A few days earlier I had been reading about, and discussing with an old friend, concepts of ‘powerful knowledge . I was uncomfortable with the notion of having to refer to everything as some sort of ‘knowledge’ as the Ofsted report suggests. I think what Erin and I were doing was some sort of sensate response to materials and the qualities of form, shape and texture: possibly function as well. I don’t know if there is a metaphor for curriculum purpose and content in art here. But it seemed a curious and unusual alignment of ideas and questions about making, skills and purposes in art education.

Another scoop.

This is plum wood once again. I’ve had problems with this wood and as I have been given several pieces I am determined to work out the best way to use it. The heart-wood is red and quite dense, but the outer sap-wood is pale and weak. This block has been shaped from the inner heart-wood using an axe and a couple of saw cuts.

… finished scoop

Plum wood

Another plumb wood cut out blank ready to go. However, on cutting it I’ve found some knots in this second piece so am going to have to abandon it.

Just playing

Just playing with ideas for these lumps of wood. It was getting confused so I stacked them for the day and it looks as if I have a sculpture, or throne at least. I just need to secure the seat and screw in the back rest. It rather took me by surprise but I have been looking at these pieces for almost a year now.

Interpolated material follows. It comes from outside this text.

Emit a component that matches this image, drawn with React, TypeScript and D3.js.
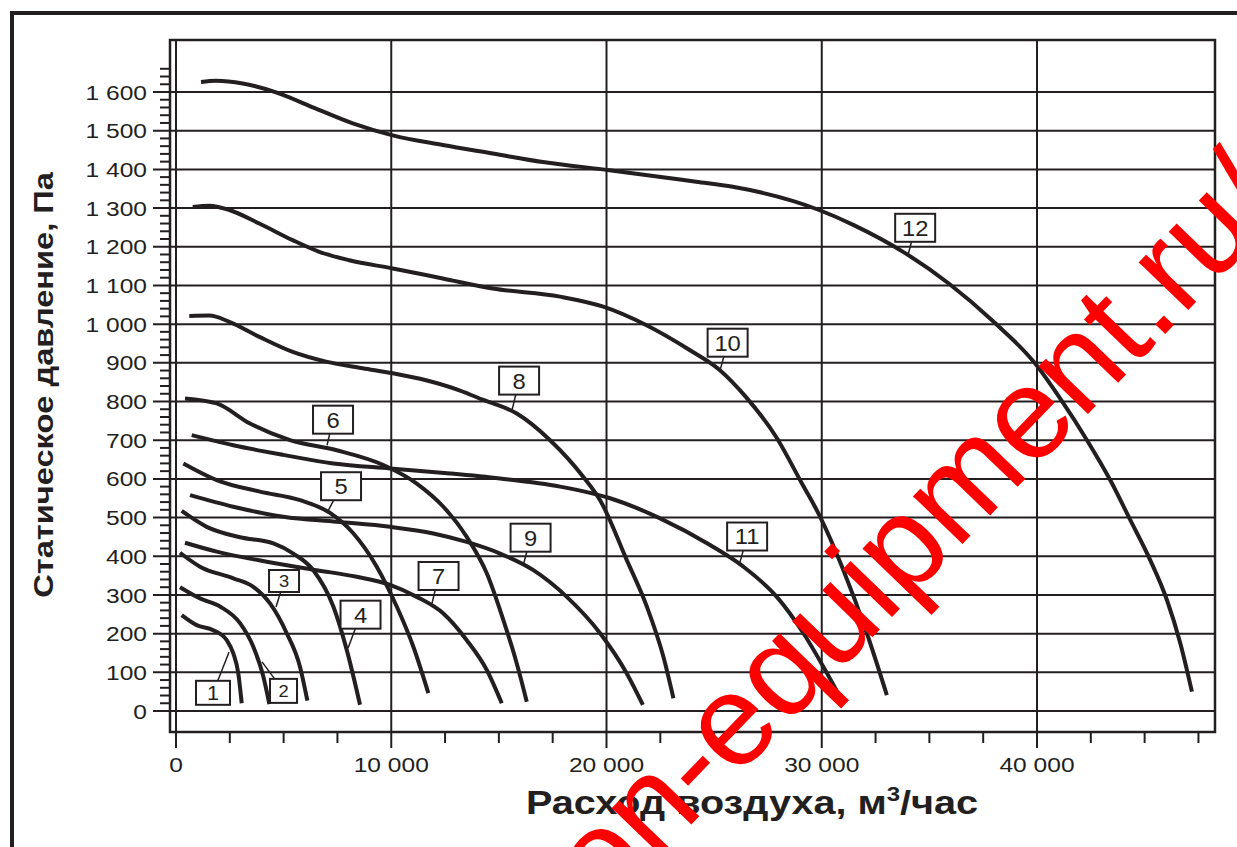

A detour into miniature scoops from scraps.

More scoops

These small chunks come from a single small branch of, I think, willow that I retrieved from the marshes of the Pevensey Levels’. It is well seasoned and a joy to carve. The fourth from the top is impossible as it has a knot and a split winding through the core. But the remaining three pieces should be enjoyable to carve. (I charred/burned the handle of the third one down, then used wire wool to smooth it over.)